▸ **What you will do**
Write the data out again exactly, with no pictures.

============================================================

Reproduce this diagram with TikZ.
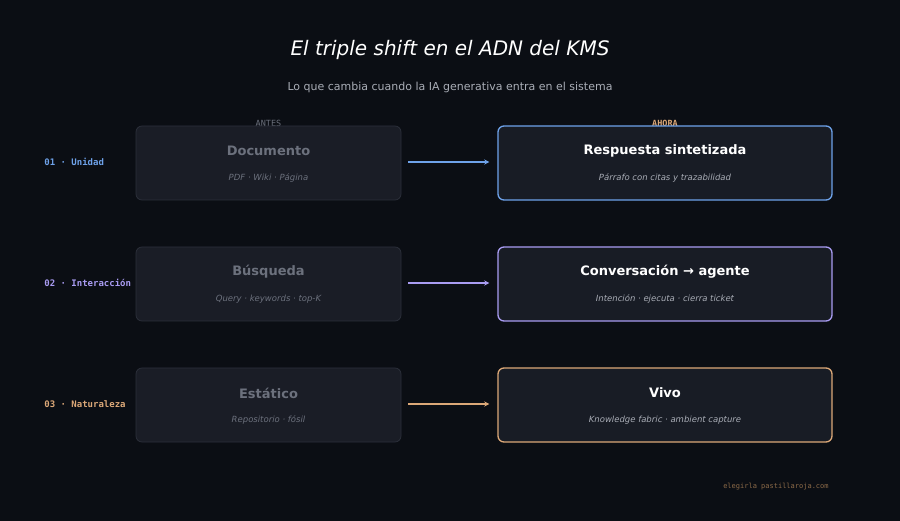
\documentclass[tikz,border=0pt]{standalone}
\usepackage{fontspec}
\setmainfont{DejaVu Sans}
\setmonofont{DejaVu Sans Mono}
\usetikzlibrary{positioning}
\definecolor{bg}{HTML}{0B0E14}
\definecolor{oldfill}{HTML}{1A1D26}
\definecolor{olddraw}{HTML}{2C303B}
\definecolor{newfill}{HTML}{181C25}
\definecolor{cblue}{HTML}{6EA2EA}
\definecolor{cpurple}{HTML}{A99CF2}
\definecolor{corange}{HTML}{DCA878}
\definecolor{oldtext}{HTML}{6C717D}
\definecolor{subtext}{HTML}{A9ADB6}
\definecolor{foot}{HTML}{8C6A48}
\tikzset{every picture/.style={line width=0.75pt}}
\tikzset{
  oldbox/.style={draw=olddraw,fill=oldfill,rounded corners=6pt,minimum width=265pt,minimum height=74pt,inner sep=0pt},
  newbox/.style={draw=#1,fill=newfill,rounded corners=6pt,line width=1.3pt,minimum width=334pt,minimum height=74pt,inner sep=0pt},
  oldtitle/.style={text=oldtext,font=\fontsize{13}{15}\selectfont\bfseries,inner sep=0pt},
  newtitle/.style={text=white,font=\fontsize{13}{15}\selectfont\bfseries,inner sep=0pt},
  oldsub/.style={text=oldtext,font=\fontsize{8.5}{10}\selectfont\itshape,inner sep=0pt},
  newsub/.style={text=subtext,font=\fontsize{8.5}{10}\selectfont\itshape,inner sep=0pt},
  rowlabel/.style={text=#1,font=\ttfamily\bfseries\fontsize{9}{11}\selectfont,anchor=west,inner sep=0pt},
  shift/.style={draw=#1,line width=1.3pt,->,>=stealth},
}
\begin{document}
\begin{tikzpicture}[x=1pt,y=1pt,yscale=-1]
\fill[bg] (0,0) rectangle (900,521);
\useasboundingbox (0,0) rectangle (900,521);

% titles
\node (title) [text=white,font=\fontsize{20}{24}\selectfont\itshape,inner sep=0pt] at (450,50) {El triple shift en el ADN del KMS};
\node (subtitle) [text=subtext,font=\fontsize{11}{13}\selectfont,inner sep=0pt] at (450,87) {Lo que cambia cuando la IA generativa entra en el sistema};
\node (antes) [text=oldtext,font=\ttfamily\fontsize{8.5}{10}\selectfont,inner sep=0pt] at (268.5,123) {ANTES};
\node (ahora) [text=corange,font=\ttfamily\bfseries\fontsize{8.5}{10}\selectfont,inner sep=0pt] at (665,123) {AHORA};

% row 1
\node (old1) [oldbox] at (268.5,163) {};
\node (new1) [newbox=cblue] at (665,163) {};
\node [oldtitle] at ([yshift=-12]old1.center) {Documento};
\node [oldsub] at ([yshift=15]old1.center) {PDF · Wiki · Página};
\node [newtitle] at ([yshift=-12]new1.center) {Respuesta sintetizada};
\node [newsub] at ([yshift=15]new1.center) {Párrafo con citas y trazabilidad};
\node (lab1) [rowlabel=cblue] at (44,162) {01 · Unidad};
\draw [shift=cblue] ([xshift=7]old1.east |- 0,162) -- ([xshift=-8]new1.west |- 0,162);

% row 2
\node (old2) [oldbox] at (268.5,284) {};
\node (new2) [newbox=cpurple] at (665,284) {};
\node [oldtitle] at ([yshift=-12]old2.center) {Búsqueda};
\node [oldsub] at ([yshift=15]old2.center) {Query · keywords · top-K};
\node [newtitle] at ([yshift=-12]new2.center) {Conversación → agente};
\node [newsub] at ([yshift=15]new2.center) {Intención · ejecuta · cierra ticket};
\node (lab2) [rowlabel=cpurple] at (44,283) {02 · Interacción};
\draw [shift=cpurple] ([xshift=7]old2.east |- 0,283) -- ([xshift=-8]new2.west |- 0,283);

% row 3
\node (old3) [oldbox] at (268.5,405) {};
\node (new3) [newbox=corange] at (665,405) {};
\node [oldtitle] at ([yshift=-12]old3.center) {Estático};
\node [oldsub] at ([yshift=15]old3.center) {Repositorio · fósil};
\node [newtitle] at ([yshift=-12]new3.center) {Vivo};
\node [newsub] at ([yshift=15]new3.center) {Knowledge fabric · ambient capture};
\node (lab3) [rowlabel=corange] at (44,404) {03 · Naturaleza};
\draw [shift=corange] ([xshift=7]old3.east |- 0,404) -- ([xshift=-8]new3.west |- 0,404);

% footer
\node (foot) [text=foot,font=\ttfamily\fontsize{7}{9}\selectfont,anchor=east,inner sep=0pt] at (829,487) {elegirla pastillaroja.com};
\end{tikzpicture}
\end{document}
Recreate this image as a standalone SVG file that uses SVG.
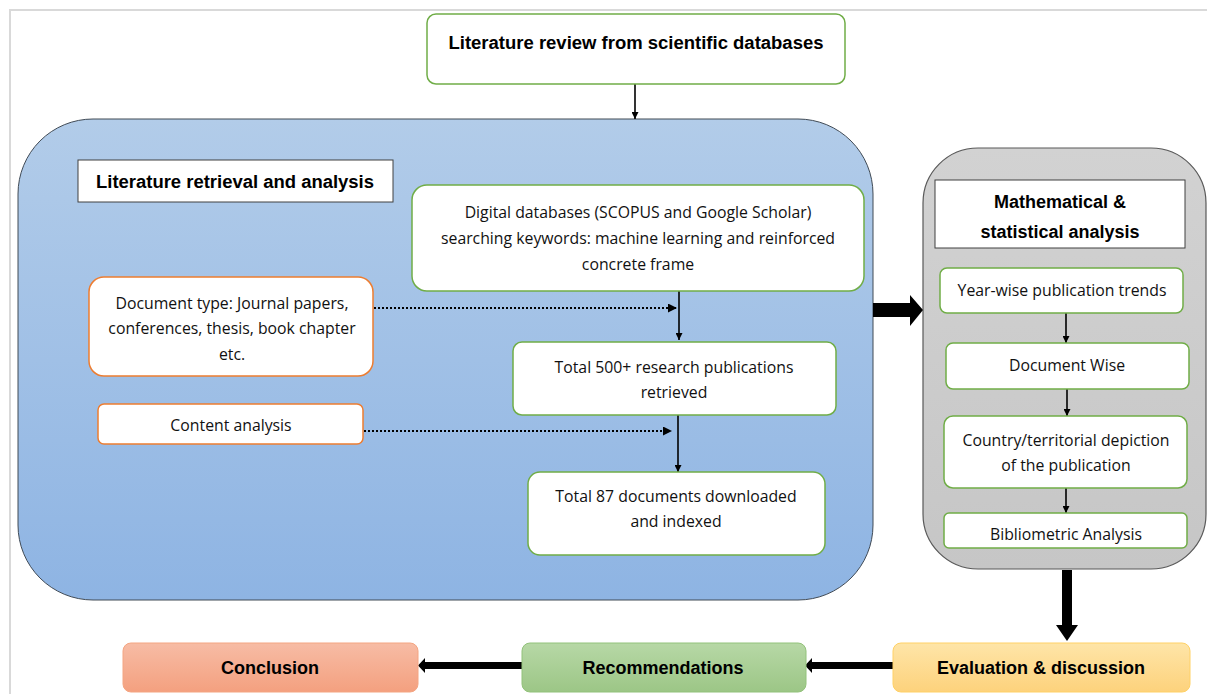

============================================================

▸ **The result**
Reproduce this diagram with TikZ.
\documentclass[tikz,border=0pt]{standalone}
\usepackage{fontspec}
\setmainfont{DejaVu Sans}
\setmonofont{DejaVu Sans Mono}
\usetikzlibrary{positioning}
\definecolor{bg}{HTML}{0B0E14}
\definecolor{oldfill}{HTML}{1A1D26}
\definecolor{olddraw}{HTML}{2C303B}
\definecolor{newfill}{HTML}{181C25}
\definecolor{cblue}{HTML}{6EA2EA}
\definecolor{cpurple}{HTML}{A99CF2}
\definecolor{corange}{HTML}{DCA878}
\definecolor{oldtext}{HTML}{6C717D}
\definecolor{subtext}{HTML}{A9ADB6}
\definecolor{foot}{HTML}{8C6A48}
\tikzset{every picture/.style={line width=0.75pt}}
\tikzset{
  oldbox/.style={draw=olddraw,fill=oldfill,rounded corners=6pt,minimum width=265pt,minimum height=74pt,inner sep=0pt},
  newbox/.style={draw=#1,fill=newfill,rounded corners=6pt,line width=1.3pt,minimum width=334pt,minimum height=74pt,inner sep=0pt},
  oldtitle/.style={text=oldtext,font=\fontsize{13}{15}\selectfont\bfseries,inner sep=0pt},
  newtitle/.style={text=white,font=\fontsize{13}{15}\selectfont\bfseries,inner sep=0pt},
  oldsub/.style={text=oldtext,font=\fontsize{8.5}{10}\selectfont\itshape,inner sep=0pt},
  newsub/.style={text=subtext,font=\fontsize{8.5}{10}\selectfont\itshape,inner sep=0pt},
  rowlabel/.style={text=#1,font=\ttfamily\bfseries\fontsize{9}{11}\selectfont,anchor=west,inner sep=0pt},
  shift/.style={draw=#1,line width=1.3pt,->,>=stealth},
}
\begin{document}
\begin{tikzpicture}[x=1pt,y=1pt,yscale=-1]
\fill[bg] (0,0) rectangle (900,521);
\useasboundingbox (0,0) rectangle (900,521);

% titles
\node (title) [text=white,font=\fontsize{20}{24}\selectfont\itshape,inner sep=0pt] at (450,50) {El triple shift en el ADN del KMS};
\node (subtitle) [text=subtext,font=\fontsize{11}{13}\selectfont,inner sep=0pt] at (450,87) {Lo que cambia cuando la IA generativa entra en el sistema};
\node (antes) [text=oldtext,font=\ttfamily\fontsize{8.5}{10}\selectfont,inner sep=0pt] at (268.5,123) {ANTES};
\node (ahora) [text=corange,font=\ttfamily\bfseries\fontsize{8.5}{10}\selectfont,inner sep=0pt] at (665,123) {AHORA};

% row 1
\node (old1) [oldbox] at (268.5,163) {};
\node (new1) [newbox=cblue] at (665,163) {};
\node [oldtitle] at ([yshift=-12]old1.center) {Documento};
\node [oldsub] at ([yshift=15]old1.center) {PDF · Wiki · Página};
\node [newtitle] at ([yshift=-12]new1.center) {Respuesta sintetizada};
\node [newsub] at ([yshift=15]new1.center) {Párrafo con citas y trazabilidad};
\node (lab1) [rowlabel=cblue] at (44,162) {01 · Unidad};
\draw [shift=cblue] ([xshift=7]old1.east |- 0,162) -- ([xshift=-8]new1.west |- 0,162);

% row 2
\node (old2) [oldbox] at (268.5,284) {};
\node (new2) [newbox=cpurple] at (665,284) {};
\node [oldtitle] at ([yshift=-12]old2.center) {Búsqueda};
\node [oldsub] at ([yshift=15]old2.center) {Query · keywords · top-K};
\node [newtitle] at ([yshift=-12]new2.center) {Conversación → agente};
\node [newsub] at ([yshift=15]new2.center) {Intención · ejecuta · cierra ticket};
\node (lab2) [rowlabel=cpurple] at (44,283) {02 · Interacción};
\draw [shift=cpurple] ([xshift=7]old2.east |- 0,283) -- ([xshift=-8]new2.west |- 0,283);

% row 3
\node (old3) [oldbox] at (268.5,405) {};
\node (new3) [newbox=corange] at (665,405) {};
\node [oldtitle] at ([yshift=-12]old3.center) {Estático};
\node [oldsub] at ([yshift=15]old3.center) {Repositorio · fósil};
\node [newtitle] at ([yshift=-12]new3.center) {Vivo};
\node [newsub] at ([yshift=15]new3.center) {Knowledge fabric · ambient capture};
\node (lab3) [rowlabel=corange] at (44,404) {03 · Naturaleza};
\draw [shift=corange] ([xshift=7]old3.east |- 0,404) -- ([xshift=-8]new3.west |- 0,404);

% footer
\node (foot) [text=foot,font=\ttfamily\fontsize{7}{9}\selectfont,anchor=east,inner sep=0pt] at (829,487) {elegirla pastillaroja.com};
\end{tikzpicture}
\end{document}
Recreate this image as a standalone SVG file that uses SVG.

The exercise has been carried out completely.